Does U of P Health System intend to become a health insurance company like Geisinger?

By Robert Field

Lancaster General Hospital refuses to provide information to the local media or the public concerning to what extent it will be absorbed into the University of Pennsylvania Health System and why LGH is taking such an action.

If the purpose is simply to create an even greater monopolistic strangle hold for providing health care resulting in higher costs, then the merger should be stoutly resisted.

But if the goal is to create a large enough entity to justify providing health insurance, then this may be a merger of much value to North East Pennsylvania and part of the a solution to our exorbitantly inefficient and mediocre national health system.

In the recently published book “America’s Bitter Pill”, author Steven Brill discusses insurance companies who are providers of care: “Fully integrating this way incorporates the core goals of the public-payer plans that the reformers have long championed – control the incentive to run up costs and eliminate the for-profit insurance company middleman that has an incentive to skimp on care.”

Here are some of Brill’s observations from the final chapter.

“The insurance company would not only have every incentive to control the doctors’ and the hospitals’ costs, but also the means to do so. … Conversely, the hospitals and doctors would have no incentive to inflate costs or overtreat, because their ultimate boss… would be getting the bill when those extra costs hit his insurance company. [Glenn Steele, Jr.] had already proved this on a smaller scale at Geisinger.”

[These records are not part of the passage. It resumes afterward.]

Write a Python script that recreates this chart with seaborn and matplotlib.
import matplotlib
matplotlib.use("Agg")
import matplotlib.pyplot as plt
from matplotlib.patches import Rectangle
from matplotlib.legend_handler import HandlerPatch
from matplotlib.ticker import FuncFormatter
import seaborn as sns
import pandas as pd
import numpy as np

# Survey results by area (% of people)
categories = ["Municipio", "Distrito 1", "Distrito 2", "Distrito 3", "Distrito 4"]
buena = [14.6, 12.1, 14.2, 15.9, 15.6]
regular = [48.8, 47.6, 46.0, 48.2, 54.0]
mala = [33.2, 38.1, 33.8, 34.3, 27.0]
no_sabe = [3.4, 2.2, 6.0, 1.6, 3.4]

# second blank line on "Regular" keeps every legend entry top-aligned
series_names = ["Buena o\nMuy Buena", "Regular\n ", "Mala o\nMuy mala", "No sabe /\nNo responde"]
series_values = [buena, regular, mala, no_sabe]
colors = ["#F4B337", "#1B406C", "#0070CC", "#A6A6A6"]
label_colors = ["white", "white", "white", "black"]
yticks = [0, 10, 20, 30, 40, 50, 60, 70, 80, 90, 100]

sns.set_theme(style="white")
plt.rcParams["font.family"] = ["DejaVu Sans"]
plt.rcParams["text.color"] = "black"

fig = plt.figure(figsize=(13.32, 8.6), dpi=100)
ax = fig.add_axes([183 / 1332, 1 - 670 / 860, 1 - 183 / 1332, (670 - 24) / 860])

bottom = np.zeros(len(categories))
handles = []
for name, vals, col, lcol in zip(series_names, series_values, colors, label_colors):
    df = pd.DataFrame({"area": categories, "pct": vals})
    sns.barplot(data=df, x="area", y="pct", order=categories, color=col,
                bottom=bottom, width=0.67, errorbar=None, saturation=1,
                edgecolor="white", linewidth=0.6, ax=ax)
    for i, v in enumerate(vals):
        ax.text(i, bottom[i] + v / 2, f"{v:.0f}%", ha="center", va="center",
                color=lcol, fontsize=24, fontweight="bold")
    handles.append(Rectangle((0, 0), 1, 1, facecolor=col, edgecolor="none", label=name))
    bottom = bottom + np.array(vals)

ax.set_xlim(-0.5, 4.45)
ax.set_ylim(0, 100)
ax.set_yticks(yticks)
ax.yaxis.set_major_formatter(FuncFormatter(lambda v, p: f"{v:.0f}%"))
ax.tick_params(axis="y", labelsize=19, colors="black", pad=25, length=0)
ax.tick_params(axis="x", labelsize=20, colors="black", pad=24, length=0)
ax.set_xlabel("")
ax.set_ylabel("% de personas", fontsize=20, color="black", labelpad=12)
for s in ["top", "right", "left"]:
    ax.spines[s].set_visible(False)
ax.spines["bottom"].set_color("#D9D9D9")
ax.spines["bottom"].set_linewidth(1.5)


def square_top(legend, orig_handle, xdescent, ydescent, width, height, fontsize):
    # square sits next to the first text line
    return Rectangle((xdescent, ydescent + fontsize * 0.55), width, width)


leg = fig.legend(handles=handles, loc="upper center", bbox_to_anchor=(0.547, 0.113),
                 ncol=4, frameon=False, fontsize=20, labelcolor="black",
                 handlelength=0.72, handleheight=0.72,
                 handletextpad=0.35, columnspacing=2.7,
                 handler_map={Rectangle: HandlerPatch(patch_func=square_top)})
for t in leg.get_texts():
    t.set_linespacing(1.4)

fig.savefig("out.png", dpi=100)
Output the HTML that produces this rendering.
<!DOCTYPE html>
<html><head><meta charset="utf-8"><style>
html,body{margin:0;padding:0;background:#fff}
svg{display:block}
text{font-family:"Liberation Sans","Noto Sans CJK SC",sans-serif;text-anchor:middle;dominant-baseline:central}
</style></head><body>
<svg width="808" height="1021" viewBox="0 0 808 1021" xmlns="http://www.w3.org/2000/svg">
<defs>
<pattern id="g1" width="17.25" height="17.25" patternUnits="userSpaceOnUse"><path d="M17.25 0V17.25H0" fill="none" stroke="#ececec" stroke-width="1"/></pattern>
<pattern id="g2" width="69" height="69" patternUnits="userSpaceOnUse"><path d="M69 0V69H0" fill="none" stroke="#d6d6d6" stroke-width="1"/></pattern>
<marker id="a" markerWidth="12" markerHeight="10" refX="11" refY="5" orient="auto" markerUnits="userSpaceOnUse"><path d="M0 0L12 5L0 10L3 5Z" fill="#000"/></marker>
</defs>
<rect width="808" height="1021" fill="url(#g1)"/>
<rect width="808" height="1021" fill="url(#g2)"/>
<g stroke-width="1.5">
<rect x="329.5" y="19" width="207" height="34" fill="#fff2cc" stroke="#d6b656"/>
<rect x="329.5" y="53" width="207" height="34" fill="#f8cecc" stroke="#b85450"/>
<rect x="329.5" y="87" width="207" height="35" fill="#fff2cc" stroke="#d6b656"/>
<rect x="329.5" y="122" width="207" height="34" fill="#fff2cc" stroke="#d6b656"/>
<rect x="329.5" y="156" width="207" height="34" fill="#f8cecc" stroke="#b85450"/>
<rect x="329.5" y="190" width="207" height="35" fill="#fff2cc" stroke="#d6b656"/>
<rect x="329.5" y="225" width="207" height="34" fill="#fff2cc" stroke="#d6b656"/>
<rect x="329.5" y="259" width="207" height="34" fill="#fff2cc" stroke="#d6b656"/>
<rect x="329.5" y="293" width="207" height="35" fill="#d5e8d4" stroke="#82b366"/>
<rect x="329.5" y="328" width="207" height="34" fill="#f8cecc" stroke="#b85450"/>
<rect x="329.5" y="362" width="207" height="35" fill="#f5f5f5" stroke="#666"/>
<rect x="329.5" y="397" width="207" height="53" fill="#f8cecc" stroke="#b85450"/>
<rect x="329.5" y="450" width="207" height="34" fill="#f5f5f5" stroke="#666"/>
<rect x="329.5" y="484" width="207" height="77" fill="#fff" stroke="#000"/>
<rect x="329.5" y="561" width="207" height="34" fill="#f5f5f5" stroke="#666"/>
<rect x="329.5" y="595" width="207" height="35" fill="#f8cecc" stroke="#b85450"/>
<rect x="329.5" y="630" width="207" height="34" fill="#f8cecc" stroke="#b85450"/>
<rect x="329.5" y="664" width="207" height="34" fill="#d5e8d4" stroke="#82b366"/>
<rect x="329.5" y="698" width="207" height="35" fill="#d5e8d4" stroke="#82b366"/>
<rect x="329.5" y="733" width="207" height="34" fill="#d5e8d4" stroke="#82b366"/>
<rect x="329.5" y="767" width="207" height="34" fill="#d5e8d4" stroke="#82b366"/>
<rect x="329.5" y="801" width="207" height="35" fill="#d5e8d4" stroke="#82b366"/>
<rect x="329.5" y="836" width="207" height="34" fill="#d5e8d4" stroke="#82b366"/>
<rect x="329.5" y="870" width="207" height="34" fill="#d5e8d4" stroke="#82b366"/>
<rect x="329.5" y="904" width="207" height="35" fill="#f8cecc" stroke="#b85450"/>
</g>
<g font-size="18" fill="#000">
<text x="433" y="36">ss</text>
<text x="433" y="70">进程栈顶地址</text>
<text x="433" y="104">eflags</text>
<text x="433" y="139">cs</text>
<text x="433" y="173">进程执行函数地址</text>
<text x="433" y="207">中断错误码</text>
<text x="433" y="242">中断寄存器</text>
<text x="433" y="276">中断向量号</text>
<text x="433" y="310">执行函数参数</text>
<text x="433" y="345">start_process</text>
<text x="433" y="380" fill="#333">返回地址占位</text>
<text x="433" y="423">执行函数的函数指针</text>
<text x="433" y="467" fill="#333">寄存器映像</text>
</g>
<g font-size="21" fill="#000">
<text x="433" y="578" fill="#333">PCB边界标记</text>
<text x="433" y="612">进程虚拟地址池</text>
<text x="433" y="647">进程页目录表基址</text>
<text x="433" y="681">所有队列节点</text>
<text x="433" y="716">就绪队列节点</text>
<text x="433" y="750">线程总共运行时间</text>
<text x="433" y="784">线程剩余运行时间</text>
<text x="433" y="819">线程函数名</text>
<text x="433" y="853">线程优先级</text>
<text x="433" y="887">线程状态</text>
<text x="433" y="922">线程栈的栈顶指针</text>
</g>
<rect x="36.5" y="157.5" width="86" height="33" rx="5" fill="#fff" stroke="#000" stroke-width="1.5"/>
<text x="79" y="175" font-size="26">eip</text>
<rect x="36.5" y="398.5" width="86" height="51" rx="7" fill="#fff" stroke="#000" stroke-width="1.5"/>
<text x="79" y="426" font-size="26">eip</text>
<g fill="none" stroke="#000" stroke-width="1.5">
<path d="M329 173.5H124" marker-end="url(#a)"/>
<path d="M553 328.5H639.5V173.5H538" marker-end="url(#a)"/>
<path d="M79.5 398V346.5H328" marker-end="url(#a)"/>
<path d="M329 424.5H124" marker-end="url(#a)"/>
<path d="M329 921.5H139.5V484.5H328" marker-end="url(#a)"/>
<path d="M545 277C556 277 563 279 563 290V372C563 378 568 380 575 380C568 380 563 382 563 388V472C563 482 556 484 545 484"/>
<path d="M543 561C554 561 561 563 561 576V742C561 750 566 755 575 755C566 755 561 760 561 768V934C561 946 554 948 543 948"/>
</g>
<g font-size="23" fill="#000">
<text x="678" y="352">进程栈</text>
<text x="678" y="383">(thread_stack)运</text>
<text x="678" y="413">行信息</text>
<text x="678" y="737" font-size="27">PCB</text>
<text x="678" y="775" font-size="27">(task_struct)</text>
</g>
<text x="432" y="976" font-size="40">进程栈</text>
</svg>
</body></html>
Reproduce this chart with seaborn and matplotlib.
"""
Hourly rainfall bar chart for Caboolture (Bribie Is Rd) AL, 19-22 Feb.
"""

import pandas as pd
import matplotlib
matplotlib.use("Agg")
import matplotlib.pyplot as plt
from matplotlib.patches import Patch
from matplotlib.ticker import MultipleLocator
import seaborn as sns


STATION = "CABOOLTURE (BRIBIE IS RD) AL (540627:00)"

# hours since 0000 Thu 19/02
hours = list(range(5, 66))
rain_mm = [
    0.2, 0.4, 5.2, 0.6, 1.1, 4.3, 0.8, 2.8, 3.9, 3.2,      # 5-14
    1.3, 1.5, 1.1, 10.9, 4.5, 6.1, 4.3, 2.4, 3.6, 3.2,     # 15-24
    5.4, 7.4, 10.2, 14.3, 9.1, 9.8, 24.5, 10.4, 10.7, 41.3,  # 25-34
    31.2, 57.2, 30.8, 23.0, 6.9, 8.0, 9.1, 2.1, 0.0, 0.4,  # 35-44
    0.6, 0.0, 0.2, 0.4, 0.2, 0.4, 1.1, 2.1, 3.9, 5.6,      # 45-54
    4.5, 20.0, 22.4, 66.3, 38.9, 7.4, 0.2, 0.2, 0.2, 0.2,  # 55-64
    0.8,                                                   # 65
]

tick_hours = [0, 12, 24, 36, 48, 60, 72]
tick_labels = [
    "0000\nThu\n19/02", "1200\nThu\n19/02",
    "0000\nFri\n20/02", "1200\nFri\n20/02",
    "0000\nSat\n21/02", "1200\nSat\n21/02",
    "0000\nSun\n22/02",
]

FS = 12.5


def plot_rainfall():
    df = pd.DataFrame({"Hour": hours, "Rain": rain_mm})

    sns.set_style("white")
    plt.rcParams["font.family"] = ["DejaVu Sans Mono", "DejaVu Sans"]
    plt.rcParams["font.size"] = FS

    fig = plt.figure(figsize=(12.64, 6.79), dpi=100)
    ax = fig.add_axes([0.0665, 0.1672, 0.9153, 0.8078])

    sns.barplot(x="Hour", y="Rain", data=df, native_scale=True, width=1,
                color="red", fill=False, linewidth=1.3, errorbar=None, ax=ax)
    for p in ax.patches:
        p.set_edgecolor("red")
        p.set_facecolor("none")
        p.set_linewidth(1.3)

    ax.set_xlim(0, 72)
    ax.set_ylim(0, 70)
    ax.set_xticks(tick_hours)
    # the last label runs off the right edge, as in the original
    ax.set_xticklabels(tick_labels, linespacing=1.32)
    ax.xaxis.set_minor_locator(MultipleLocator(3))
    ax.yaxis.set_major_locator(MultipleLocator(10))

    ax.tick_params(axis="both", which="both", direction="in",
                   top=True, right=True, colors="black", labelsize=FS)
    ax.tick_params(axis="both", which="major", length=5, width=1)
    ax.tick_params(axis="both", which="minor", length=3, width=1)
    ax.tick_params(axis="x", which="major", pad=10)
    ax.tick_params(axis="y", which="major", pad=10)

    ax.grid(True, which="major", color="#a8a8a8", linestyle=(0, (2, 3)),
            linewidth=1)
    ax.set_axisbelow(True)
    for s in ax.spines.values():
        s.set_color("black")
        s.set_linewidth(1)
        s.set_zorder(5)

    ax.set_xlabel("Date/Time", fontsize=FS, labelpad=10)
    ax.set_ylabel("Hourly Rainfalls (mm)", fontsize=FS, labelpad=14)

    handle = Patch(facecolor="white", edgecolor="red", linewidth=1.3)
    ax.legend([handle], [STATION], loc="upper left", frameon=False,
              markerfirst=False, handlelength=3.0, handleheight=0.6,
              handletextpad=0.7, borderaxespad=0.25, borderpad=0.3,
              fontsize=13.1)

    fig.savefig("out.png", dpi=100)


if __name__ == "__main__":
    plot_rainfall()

“As [UPMC’S CEO Jeffrey] Romoff put it, ‘All the incentives are aligned the right way. It’s the beauty of being the payer and provider at the same time. The alignment of interests are just so pure.’”

“But let’s ensure that accountability by insisting on tight regulation, mostly through the smarter use of federal antitrust law and state regulatory authority, in return for giving … the freedom to expand and also to become their patients’ insurance companies.”

“The first regulation would require that any market have at least two of these big, fully integrated provider-insurance company players. There could be no monopolies, only oligopolies, as antitrust lawyers would call them.”

“The second regulation would cap the operating profits of what would be these now-allowed dominant market players…” Brill suggests four other sensible regulations.

Then Brill comes to the same startling conclusion as did Ezekiel Emanuel, MD, an author of the Afforable Care Act, did in “Reinventing American Health Care”.

Brill opines “Fully integrating this way incorporates the core goals of the public-payer plans that the reformers have long championed – control the incentive to run up costs and eliminate the for-profit insurance company middleman that has an incentive to skimp on care.”

Is this what U of P and LGH have in mind? Or is this just a way for a bunch of executives to enhance compensation and create golden parachutes?

Because LGH and its CEO Tom Beeman refuse to share information about the intentions for the merger with LNP and the public, there is no way to tell.

With the most recent annual earnings of $150 million, the value of LGH approximates $1.5 billion to $2 billion dollars. With its ‘Public Charity’, 501 (c) 3 classification, LGH is exempt both from income taxes and real estate taxes. It is Lancaster largest employer. Aren’t the media and through them the public entitled to information and answers?

Both the Washington Post review of Emanuel’s book and the New York Times review of Brill’s offer much praise for the content but are skeptical concerning their prognostication of the restructuring of the health care system and its benefits.

Is the proposed merger another indication that both authors may have it right?

Let’s hope so. But we fear the worse.